Why Land Acquisition Bill reveals PM Modi as indecisive, happier retreating than an authoritarian

Forgot the mythology that Narendra Modi is an authoritarian set to impose dictatorship on India by other means. The land acquisition fiasco reveals him as frightened and indecisive, happier retreating than fighting to the finish. This is not an isolated example: he has repeatedly given priority to tactics over strategy, to political convenience over conviction.

Back in 2012, P Chidambaram was made finance minister by Sonia Gandhi to revive the economy. He cleared lakhs of crores worth of projects, tracked by a Project Monitoring Group. Alas, all these clearances did not yield actual economic take-off. The economy kept flailing, helping sink the UPA in the 2014 election.

Land-Locked

On assuming office, Modi and his advisers held several meetings with state governments to identify the key bottlenecks. They concluded that the 2013 Land Acquisition Act of the UPA was a key hurdle: hardly any acquisition had taken place since its passage. Modi saw that if this continued, his own re-electability would be in question.

Rajiv Kumar, former director of the think-tank Indian Council for Research on International Economic Relations (ICRIER) and one-time secretary-general of Ficci, had estimated that even without any legal challenges or agitations, the new acquisition procedures would take four years to complete. Something drastic had to be done.

So, Modi came up with a new land acquisition Bill that looked tough and decisive. It substantially diluted the clauses relating to a social impact assessment and consent of 70-80% of people affected. It provided exemptions for 1 km on either side of railway and industrial corridors, rural infrastructure, affordable housing, and PPP infrastructure projects.
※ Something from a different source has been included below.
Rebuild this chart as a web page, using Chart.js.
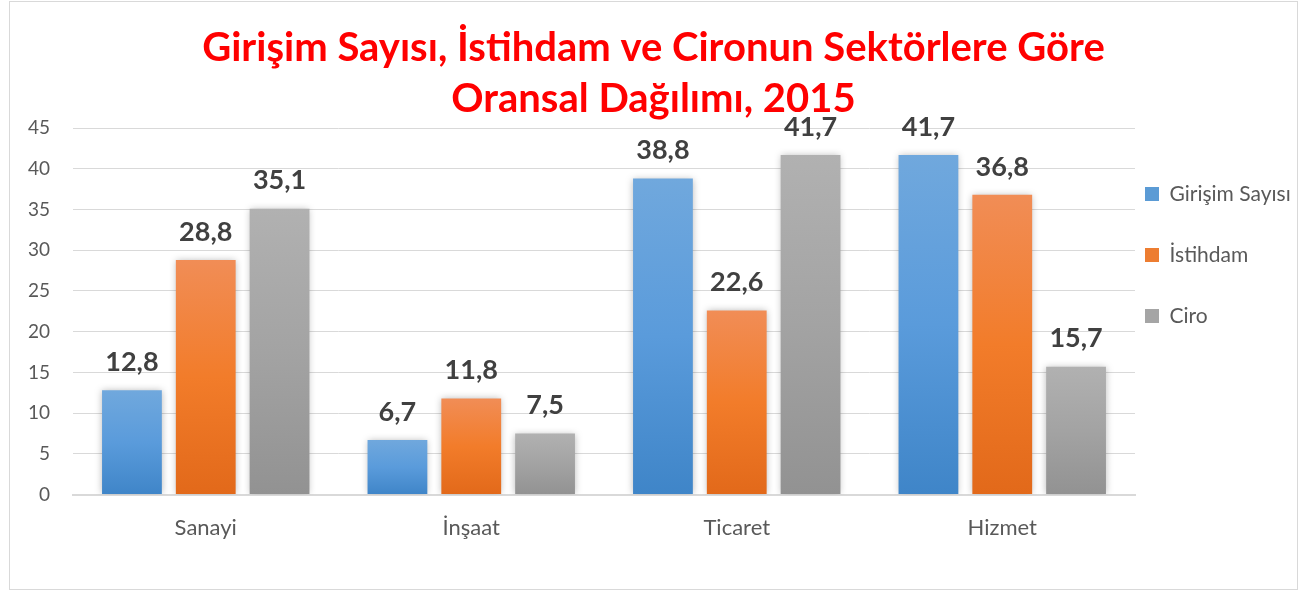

Such a tough Bill carried the obvious danger that Opposition parties would band together and denounce it as anti-farmer and pro-business. Additionally, Modi lacked a majority in the Rajya Sabha. So, getting its approval was going to be challenging. Nevertheless, Modi put his prestige and political capital behind this new law. At the time, it looked courageous and decisive. (Some called it authoritarian.) When, as expected, Opposition parties refused to cooperate, the Ordinance creating the new law lapsed.

Modi kept the new law going by reissuing Ordinances between parliamentary sessions. His ministers assured all investors, in India and abroad, that an Ordinance was legally as sound as any law. So, anybody wanting to invest should rest assured that the government would keep issuing Ordinances till such time as this was converted into a law. There was even talk of convening a joint session of the two Houses, in which the NDA would have a majority.

But this week, Modi put his tail between his legs and fled. He surrendered on all the key clauses to expedite land acquisition. Finance minister Arun Jaitley says any state wishing to pass a tougher state law on acquisition will get the government’s support for presidential assent. But when the PM views discretion as the better part of valour, will many chief ministers think otherwise?

This is not an isolated example of retreat. The first retreat came in the 2014 railway budget. This reiterated the UPA’s interim railway budget proposal to raise suburban fares. Yet, when the inevitable protest came from commuters, Modi retreated.

Fare is Foul

The fare rise was not simply trimmed but abolished, an act of spineless populism. Some liberalisers had hoped that Modi would convert the railways into a bunch of corporations. But the trade unions opposed this vociferously, and Modi has backed away from this structural reform. His government initially pledged to corporatise the port trusts. It seems have retreated on this front too, after trade union protests. The government is also vacillating on a new Indian financial code.

No doubt Modi is guilty of the deplorable bullying of critical NGOs like Teeta Setalvad’s. No doubt he has foisted people with dubious qualifications on sundry educational institutions. But many past governments have done as much or worse.

Back in the 1960s, a police commission member declared that, in practice, the police had four priorities. First, harass political opponents. Second, protect crooks in the ruling party. Third, ensure VIP bandobast. Fourth, if there was any time left, investigate crimes. Are Modi’s transgressions worse than this?

No, the problem is not that Modi is too dictatorial. Rather, he is vacillating and unwilling to fight to the finish on any difficult issue, more yellow than saffron. He presides today over apathetic sense of drift, defensiveness and lack of conviction. He seems happier coining slogans than in implementing tough decisions.

Now, the argument can be made that incrementalism is a better strategy than radical change when a party lacks a Rajya Sabha majority. Incrementalism can add up to something substantial in the four years that Modi still has to deliver.

But if Rajiv Kumar is right in estimating that the new land law will hold up most projects for four years, then Modi’s goose is cooked. The economy will continue to flail. Come the next election, his fancy promises of jobs for all will sound about as convincing as a tired Sonia Gandhi speech penned by Jairam Ramesh.